Rants and Blogs

Saturday, October 8, 2011

ACHIEVING MORE EFFICIENCY WHILE USING AGILE TECHNIQUES

Have you ever wanted to introduce Scrum or any other agile practice for that matter and find that the organization  won't embrace it? Once upon a time I did so I had to ask the question, “Is being agile by applying individual techniques simply enough?”

For a long time I struggled with being an Operations Manager introducing Project Management into a Functional (silo) environment. Originally my core duties were to manage personnel within IT including application development, the help desk, and an infrastructure team.

Many businesses have changed significantly over the past few years with the economy the way it has been. In this case, the number of staff members decreased, current applications and their need for infrastructure remained the same, and the need for new and upgraded applications grew. Simply put, it was a bit chaotic. It is also overlooked that while downsizing there is additional work for the IT staff with security, asset management, and requests from the user community trying to pick up their added duties in their own functional area.

Though the company wanted to “go back to basics” there was an opportunity to introduce agility into this group. Without the business buy-in I won’t claim that they are doing Scrum, but they are now agile while following the Scrum Framework.

Acting as the ScrumMaster I often had to mask some ceremonies with calendar invites and facilitate the meeting according to Scrum so that it appears that the team was working with a Product Owner. Truthfully they were. In each case this person fits the profile of the Product Owner, yet doesn’t claim to have time for an actual process. Since they show up to meetings on their calendar and it appears to them as being my meeting they allow me to facilitate.

Sprint planning meetings become what they are without the title. The Product Owner joins the rest of the team in our open workspace filled with whiteboards marked up as task boards, markers, posters, and index cards with in arms reach no matter where you are. S/He runs through what they and their stakeholders (of course we call them co-workers and customers) need, we turn them into stories, and have them prioritize. After discussions around each of these, work is pulled for the next two weeks and the team is good to go to work.

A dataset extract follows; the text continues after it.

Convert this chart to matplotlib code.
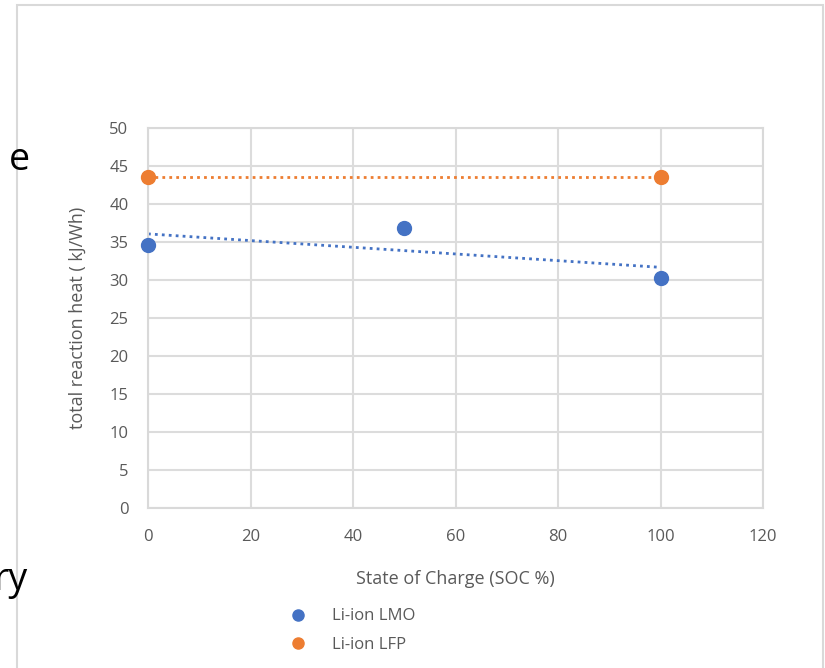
import numpy as np
import matplotlib
matplotlib.use('Agg')
import matplotlib.pyplot as plt
from matplotlib.patches import Rectangle

soc_lmo = [0, 50, 100]
heat_lmo = [34.6, 36.8, 30.2]
soc_lfp = [0, 100]
heat_lfp = [43.6, 43.6]
series_names = ['Li-ion LMO', 'Li-ion LFP']

blue = '#4472C4'
orange = '#ED7D31'
grey_txt = '#595959'

plt.rcParams['font.family'] = ['Open Sans', 'DejaVu Sans']

fig = plt.figure(figsize=(8.25, 6.68), dpi=100)
ax = fig.add_axes([148/825, 1-508/668, (763-148)/825, (508-128)/668])

# chart frame
fig.patches.append(Rectangle((17/825, -0.01), (823-17)/825, 0.01 + 1 - 5/668, transform=fig.transFigure,
                             fill=False, edgecolor='#d9d9d9', linewidth=1.5, zorder=0))

# trendlines
k, b = np.polyfit(soc_lmo, heat_lmo, 1)
xs = np.array([0, 100])
ax.plot(xs, k*xs + b, color=blue, linestyle=(0, (1, 1.5)), linewidth=2, zorder=2)
k2, b2 = np.polyfit(soc_lfp, heat_lfp, 1)
ax.plot(xs, k2*xs + b2, color=orange, linestyle=(0, (1, 1.5)), linewidth=2, zorder=2)

ax.plot(soc_lmo, heat_lmo, 'o', color=blue, markersize=10, label=series_names[0], zorder=3, clip_on=False)
ax.plot(soc_lfp, heat_lfp, 'o', color=orange, markersize=10, label=series_names[1], zorder=3, clip_on=False)

ax.set_xlim(0, 120)
ax.set_ylim(0, 50)
ax.set_xticks(range(0, 121, 20))
ax.set_yticks(range(0, 51, 5))
ax.grid(True, color='#dcdcdc', linewidth=1.5)
ax.set_axisbelow(True)
for s in ax.spines.values():
    s.set_color('#d9d9d9')
    s.set_linewidth(1.5)
ax.tick_params(length=0, labelsize=12, labelcolor=grey_txt)
ax.tick_params(axis='x', pad=15)
ax.tick_params(axis='y', pad=14)
ax.set_xlabel('State of Charge (SOC %)', fontsize=13, color=grey_txt, labelpad=18)
ax.set_ylabel('total reaction heat ( kJ/Wh)', fontsize=13, color=grey_txt, labelpad=16)

ax.legend(loc='upper left', bbox_to_anchor=((277-148)/615, -(600-508)/380), frameon=False, fontsize=12,
          labelcolor=grey_txt, handletextpad=1.3, labelspacing=0.75, markerscale=0.8,
          borderpad=0, handlelength=1.5)

# cut-off slide text on the left
fig.text(30/825, 1-170/668, 'e', fontsize=27, ha='right', va='baseline', color='black')
fig.text(28/825, 1-590/668, 'ry', fontsize=27, ha='right', va='baseline', color='black')

fig.savefig('out.png', dpi=100)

Meanwhile we have our daily standups and I work to keep the team clear to continue. One more invite to the Product Owner and s/he shows up with their stakeholders to see what the team has created.  When that group gives us feedback and leaves we wrap up with a retrospective and start again. After a few iterations of this the team was solid and department heads were happy to once again be getting what they were looking for.

Now that you have results, do they now want to embrace this? In this companies case no, but as a Scrum Professional I was able to use agile techniques to create efficiency so yes, sometimes it’s enough.

Of course nothing had been upgraded in the past few years and standardization did not exist so my understaffed help desk and infrastructure team were stressed out and overworked. From closing facilities to bandaging computers, servers, and network failures the problems were constant. Ad Hoc requests were coming in and they were simply expected to change gears multiple times in a day.

Since this organization still insisted on being Functional I used that to suggest how our functional area would work going forward. My newly formed team had picked up some of the Scrum Framework from being around it and I brought them up to speed on the particulars. Remember that room with all of the whiteboards, etc…? Well we used one to create a Kanban board and apply Scrum techniques to it.
The team met and starting writing down everything they had been tasked with except for everyday work and trouble tickets. All of this work went up on the board for anyone that wanted to walk in to see.

We assigned complexity to each and since it was our first run out we estimated our capacity for the first Sprint. Using the Director of our functional area as a Product Owner for the business we had him prioritize what needed to be done until there was no more room to add complexity. In this case the team committed to an amount of work and not necessarily the work itself. As the Ad Hoc requests came in the Director maintained the ability to blow up work in progress by making it higher priority even while in the middle of a sprint, but he must then remove an equal or greater amount of complexity points and he answered to the business as to why that product will not be delivered until the next sprint.

This accomplished multiple things. First, it accomplished the original goal which was to make the work visible so that each individual in the business could see that they are not the only ones asking for things from this small team. Second, it relieved the team of the stress from being over their head and improved the quality of their work. Third, it aided in cross training and identifying training opportunities, by allowing them to pull the work rather than being assigned tasks repeatedly.

The Ad Hoc requests continued to come, the requests for an increase in head-count continued to be ignored, and everyone still thinks their need is the company’s highest priority. The difference is that it is no longer on the shoulders of the team. Once again, “being agile” greatly increased efficiency amongst other things while not actually “doing Scrum”.